# TTRS grill installed



## SKNKWRX (Sep 27, 1999)

Quite happy with how it looks


----------



## MikeBrWade (Nov 3, 2011)

SKNKWRX said:


> Quite happy with how it looks


Very nice, how much did that run you? Did you put it in your self?


----------



## SKNKWRX (Sep 27, 1999)

MikeBrWade said:


> Very nice, how much did that run you? Did you put it in your self?


Think I paid mid $400s on ebay and yes did it myself. PITA.


----------



## xBassi (May 26, 2011)

nice!! i want one but im not willing to shell out 400 for it lol.. and doing anything with the grill is a PITA! i sprayed all my chrome black and that took forever!


----------



## Marty (Jul 14, 2000)

SKNKWRX said:


> Think I paid mid $400s on ebay and yes did it myself. PITA.


Any tips on pulling the bumper and grill? I'm going to do this shortly to install a radar detector.


----------



## SKNKWRX (Sep 27, 1999)

Marty said:


> Any tips on pulling the bumper and grill? I'm going to do this shortly to install a radar detector.

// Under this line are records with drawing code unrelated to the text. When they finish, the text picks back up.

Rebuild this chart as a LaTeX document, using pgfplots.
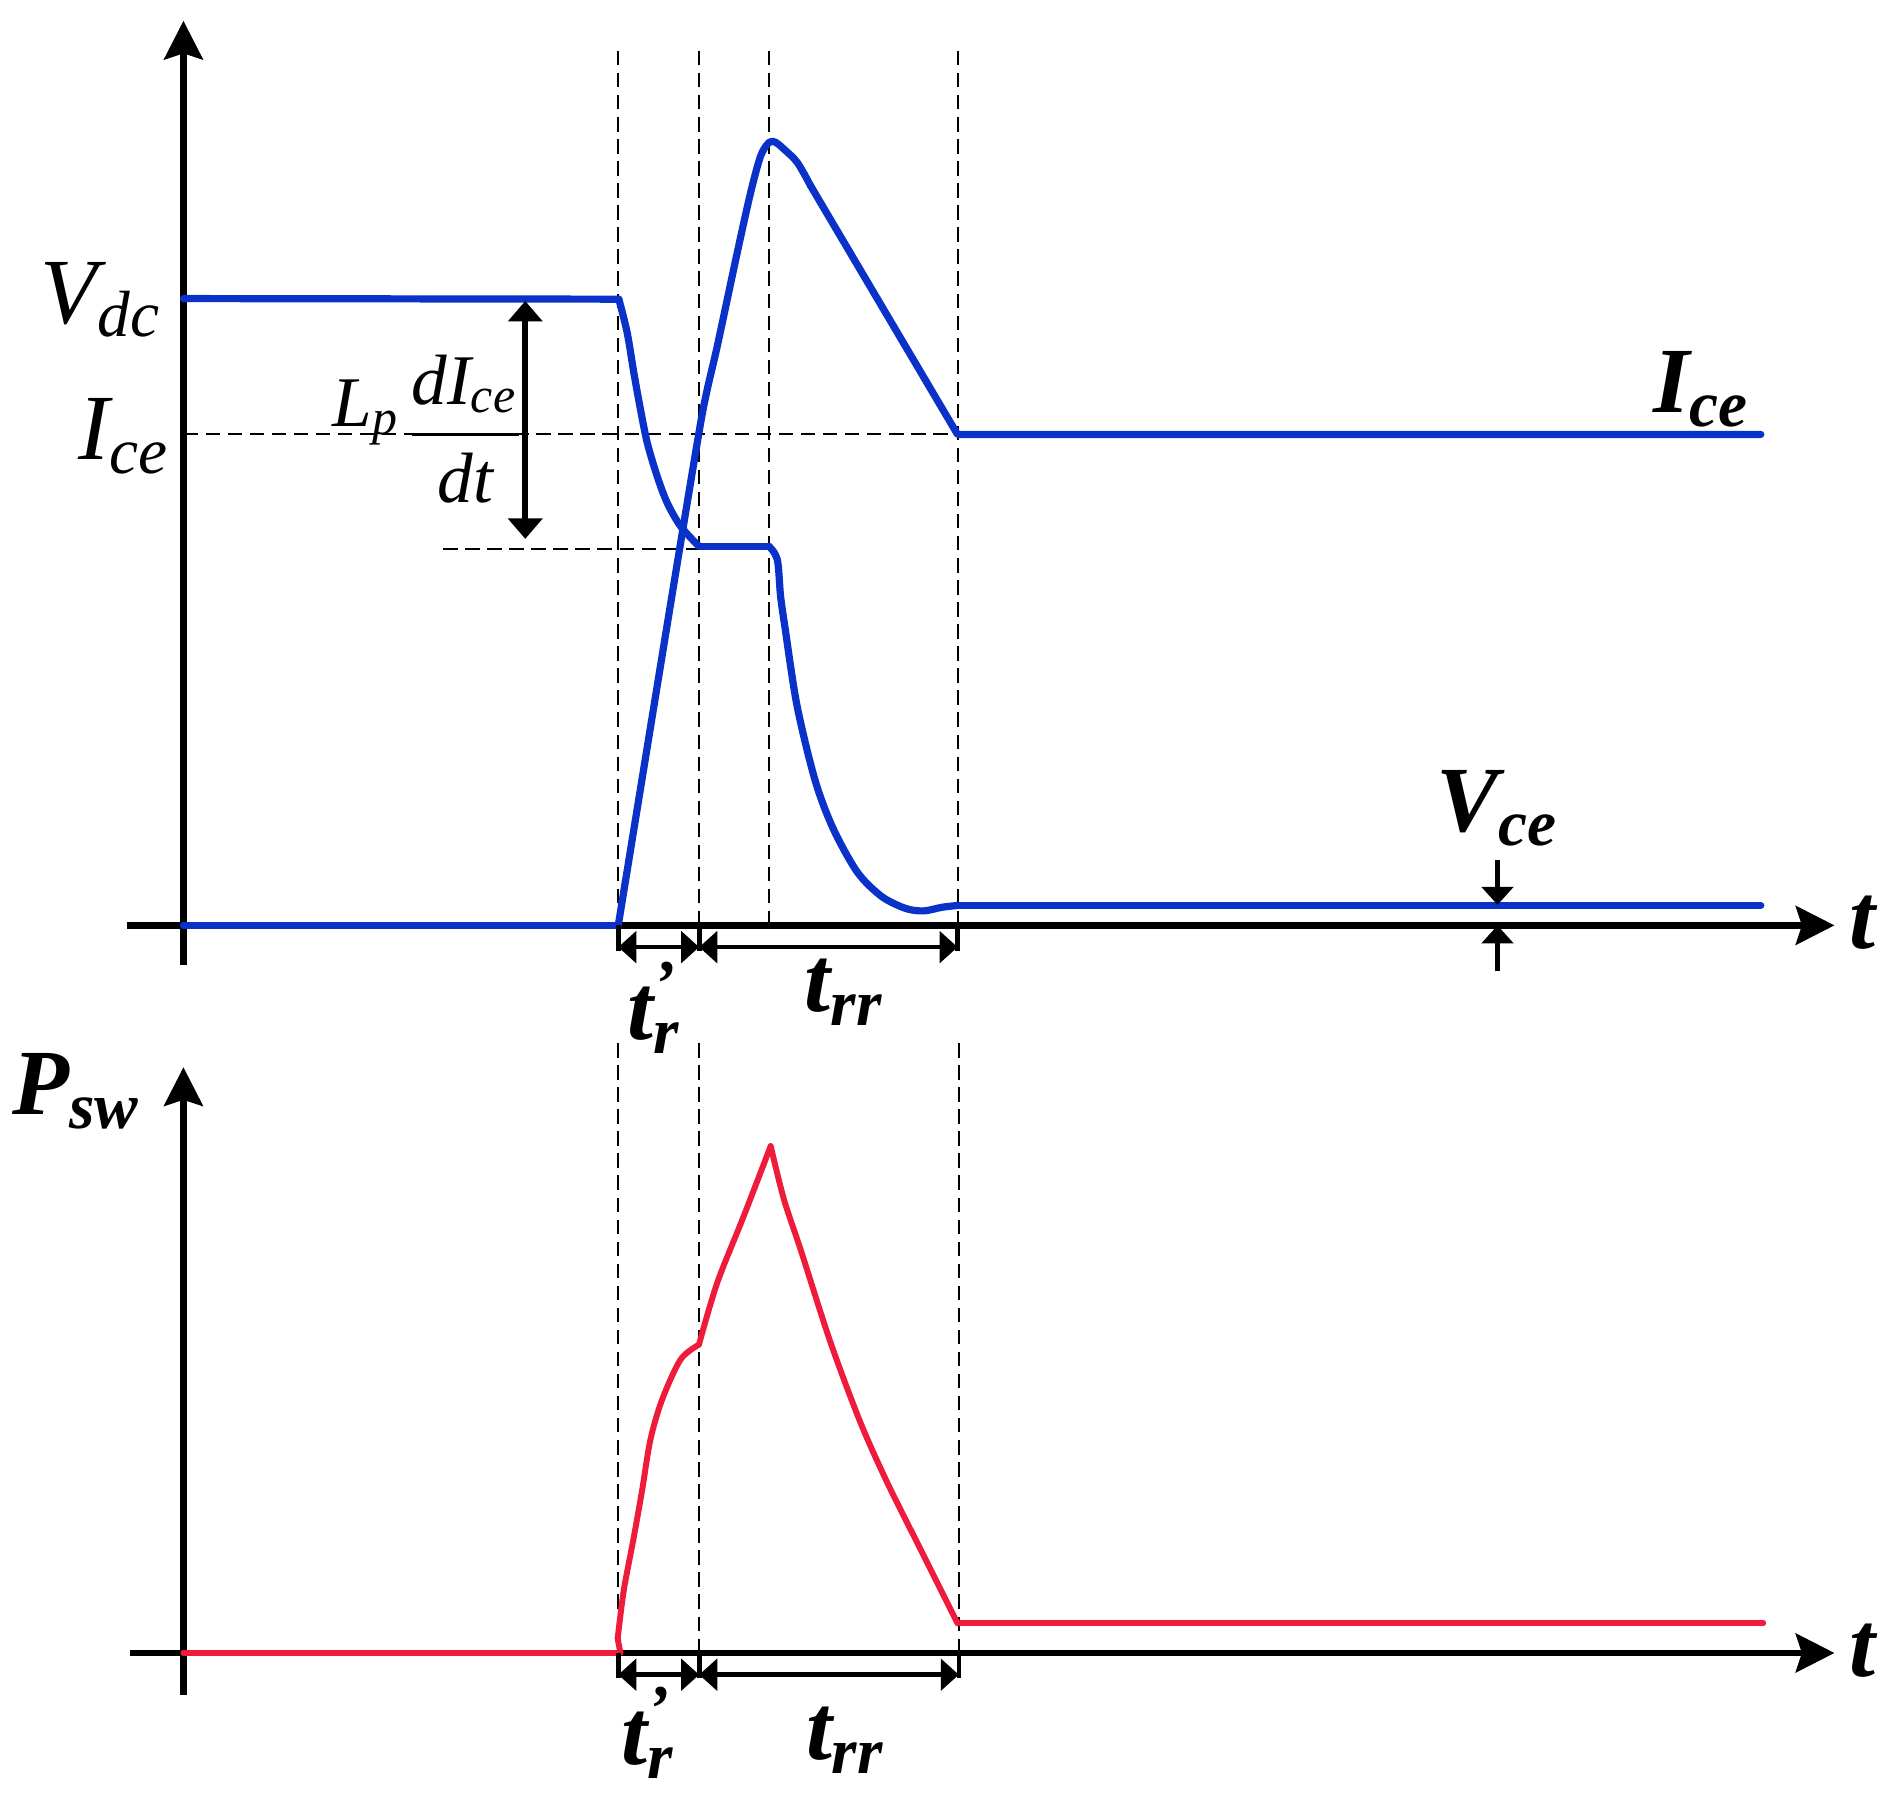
\documentclass[border=0pt]{standalone}
\usepackage{pgfplots}
\pgfplotsset{compat=1.18}
\usepackage{fontspec}
\setmainfont{Liberation Serif}
\usetikzlibrary{arrows.meta}

\definecolor{wblue}{RGB}{10,50,200}
\definecolor{wred}{RGB}{238,28,58}

% both panels share this look: bare axes with arrow heads, no ticks
\pgfplotsset{
  wave/.style={
    anchor=south west, x=0.005cm, y=0.005cm,
    axis lines=middle, xtick=\empty, ytick=\empty, clip=false,
    axis line style={line width=0.8pt,
      -{Stealth[length=0.16cm,width=0.16cm,inset=0.025cm]}},
  },
  bl/.style={wblue, line width=0.85pt, line join=round, line cap=round},
  rd/.style={wred, line width=0.7pt, line join=round, line cap=round},
}
\tikzset{
  guide/.style={black, line width=0.25pt, dash pattern=on 1.7pt off 0.9pt},
  dim/.style={line width=0.55pt,
    {Triangle[length=0.075cm,width=0.13cm]}-{Triangle[length=0.075cm,width=0.13cm]}},
  onearrow/.style={line width=0.6pt, -{Triangle[length=0.075cm,width=0.13cm]}},
  lbl/.style={font=\fontsize{11}{13}\selectfont\bfseries\itshape, inner sep=0pt},
  lbr/.style={font=\fontsize{11}{13}\selectfont\itshape, inner sep=0pt},
}

\begin{document}
\begin{tikzpicture}
\useasboundingbox (0,0) rectangle (7.84cm,7.43cm);

% ---------- top panel: V_ce and I_ce ----------
\begin{axis}[wave, at={(0.525cm,3.43cm)},
  xmin=-47, xmax=1367, ymin=-33, ymax=749]

\draw[guide] (axis cs:360,0) -- (axis cs:360,730);
\draw[guide] (axis cs:427,0) -- (axis cs:427,730);
\draw[guide] (axis cs:485,0) -- (axis cs:485,730);
\draw[guide] (axis cs:641,0) -- (axis cs:641,730);
\draw[guide] (axis cs:0,407) -- (axis cs:641,407);
\draw[guide] (axis cs:215,312) -- (axis cs:427,312);

% voltage
\addplot[bl] coordinates {(0,519) (360.5,518.5)};
\addplot[bl, smooth, tension=0.5] coordinates {
  (360.5,518.5) (367.4,490.7) (372.9,457.6) (378.4,427.2) (384,399.6)
  (392.2,371.9) (400.5,349.9) (411.6,330.5) (426.8,313.9)
};
\addplot[bl] coordinates {(426.8,313.9) (484.8,313.9)};
\addplot[bl, smooth, tension=0.5] coordinates {
  (484.8,313.9) (491.7,302.9) (494.4,272.5) (498,247) (508,182)
  (523,120) (538,80) (558,44) (578,24) (598,14) (613,12) (628,15)
  (641,16.5)
};
\addplot[bl] coordinates {(641,16.5) (1306,16.5)};
% current
\addplot[bl] coordinates {(0,0) (360,0)};
\addplot[bl, smooth, tension=0.5] coordinates {
  (360,0) (403.3,266) (426.8,407.9) (433.7,443.8)
  (442,479.7) (458.5,557) (469.6,606.8) (477.9,637.1) (484.8,648.2)
  (490,648.5) (497.2,642.7) (508.3,631.6) (519.3,612.3)
};
\addplot[bl] coordinates {(519.3,612.3) (640.9,406.5) (1306,406.5)};

% time intervals
\draw[line width=0.55pt] (axis cs:360,0) -- (axis cs:360,-21);
\draw[line width=0.55pt] (axis cs:427,0) -- (axis cs:427,-21);
\draw[line width=0.55pt] (axis cs:641,0) -- (axis cs:641,-21);
\draw[dim] (axis cs:360,-18) -- (axis cs:427,-18);
\draw[dim] (axis cs:427,-18) -- (axis cs:641,-18);
\node[lbl] at (axis cs:391,-68) {t\rlap{\textsuperscript{’}}\textsubscript{r}};
\node[lbl] at (axis cs:548,-55) {t\textsubscript{rr}};

% L_p dI/dt drop
\draw[line width=0.75pt,
  {Triangle[length=0.085cm,width=0.14cm]}-{Triangle[length=0.085cm,width=0.14cm]}]
  (axis cs:283,517) -- (axis cs:283,320);
\node[font=\fontsize{8.4}{10}\selectfont\itshape, inner sep=0pt]
  at (axis cs:205,411)
  {\raisebox{3pt}{L\textsubscript{p}}$\displaystyle\frac{\mbox{\itshape dI\textsubscript{ce}}}{\mbox{\itshape dt}}$};

% on-state voltage
\draw[onearrow] (axis cs:1088,54) -- (axis cs:1088,17);
\draw[onearrow] (axis cs:1088,-38) -- (axis cs:1088,0);
\node[lbl] at (axis cs:1089,97) {V\textsubscript{ce}};

\node[lbr, anchor=east] at (axis cs:-15,518) {V\textsubscript{dc}};
\node[lbr, anchor=east] at (axis cs:-8,405) {I\textsubscript{ce}};
\node[lbl] at (axis cs:1258,444) {I\textsubscript{ce}};
\node[lbl, anchor=west] at (axis cs:1378,2) {t};
\end{axis}

% ---------- bottom panel: switching power ----------
\begin{axis}[wave, at={(0.54cm,0.405cm)},
  xmin=-44, xmax=1367, ymin=-35, ymax=485]

\draw[guide] (axis cs:360,0) -- (axis cs:360,505);
\draw[guide] (axis cs:427,0) -- (axis cs:427,505);
\draw[guide] (axis cs:642,0) -- (axis cs:642,505);

\addplot[rd] coordinates {(0,0) (361.8,0) (359.5,12)};
\addplot[rd, smooth, tension=0.5] coordinates {
  (359.5,12) (364.6,52) (372.9,96) (379.8,135) (386.7,177)
  (396.4,210) (411.6,243) (426.8,255.3)
};
\addplot[rd, smooth, tension=0.5] coordinates {
  (426.8,255.3) (441.9,306.4) (464,362) (486.2,419.7)
};
\addplot[rd, smooth, tension=0.5] coordinates {
  (486.2,419.7) (497.2,375.5) (511,334) (535.9,256.7) (560.7,190.4)
  (582.9,140.7) (610.5,85.4) (640.9,24.6)
};
\addplot[rd] coordinates {(640.9,24.6) (1308,24.6)};

\draw[line width=0.55pt] (axis cs:360,0) -- (axis cs:360,-21);
\draw[line width=0.55pt] (axis cs:427,0) -- (axis cs:427,-21);
\draw[line width=0.55pt] (axis cs:642,0) -- (axis cs:642,-21);
\draw[dim] (axis cs:360,-18) -- (axis cs:427,-18);
\draw[dim] (axis cs:427,-18) -- (axis cs:642,-18);
\node[lbl] at (axis cs:386,-66) {t\rlap{\textsuperscript{’}}\textsubscript{r}};
\node[lbl] at (axis cs:549,-72) {t\textsubscript{rr}};

\node[lbl] at (axis cs:-88,465) {P\textsubscript{sw}};
\node[lbl, anchor=west] at (axis cs:1378,2) {t};
\end{axis}
\end{tikzpicture}
\end{document}
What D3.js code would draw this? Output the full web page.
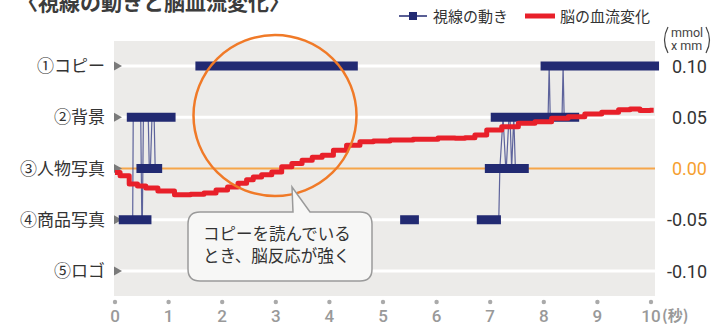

I didnt remove the bumper just the grill. In retrospect it probably is better to remove the bumper there are screws you cant get to if you dont.


----------



## YYC Dubber (Jun 23, 2011)

Nice work! 

I would say well worth the effort, the grill matches the new honeycomb they uses on the refreshed TTS's

Looks great!


----------



## manuel (Dec 4, 2000)

Sweet!!:thumbup:


----------



## kaiTTS (Sep 24, 2011)

this looks fantastic, 
i need to get it done as well!


----------



## manuel (Dec 4, 2000)

I'm in desperately need of instructions or pictures on how to install the TTRS grill on my 09 TT. Can you post the instructions on how to swap the grills. Thanks!


----------



## indeeditzjay (Jan 28, 2012)

manuel said:


> I'm in desperately need of instructions or pictures on how to install the TTRS grill on my 09 TT. Can you post the instructions on how to swap the grills. Thanks!


likewise, plan on doing the same eventually..


----------



## JohnLZ7W (Nov 23, 2003)

Not sure if it's a direct swap but here's my write up on my RS.
http://forums.quattroworld.com/tt2/msgs/16241.phtml


----------



## blimey (Nov 12, 2000)

JohnLZ7W said:


> Not sure if it's a direct swap but here's my write up on my RS.
> http://forums.quattroworld.com/tt2/msgs/16241.phtml


Nice write up.Thanks for the link.


----------



## manuel (Dec 4, 2000)

Very nice writeup!:thumbup: I wander if this will work on my 09 TT 3.2. I'm only swaping the grill, Hopefully it will work. Thanks!


----------



## indeeditzjay (Jan 28, 2012)

manuel said:


> Very nice writeup!:thumbup: I wander if this will work on my 09 TT 3.2. I'm only swaping the grill, Hopefully it will work. Thanks!


let me know if you run into problems... trying to do the same on my 08 3.2..


----------



## manuel (Dec 4, 2000)

Waiting on the grill to arrive!


----------



## indeeditzjay (Jan 28, 2012)

manuel said:


> Waiting on the grill to arrive!


whered you order it from ..


----------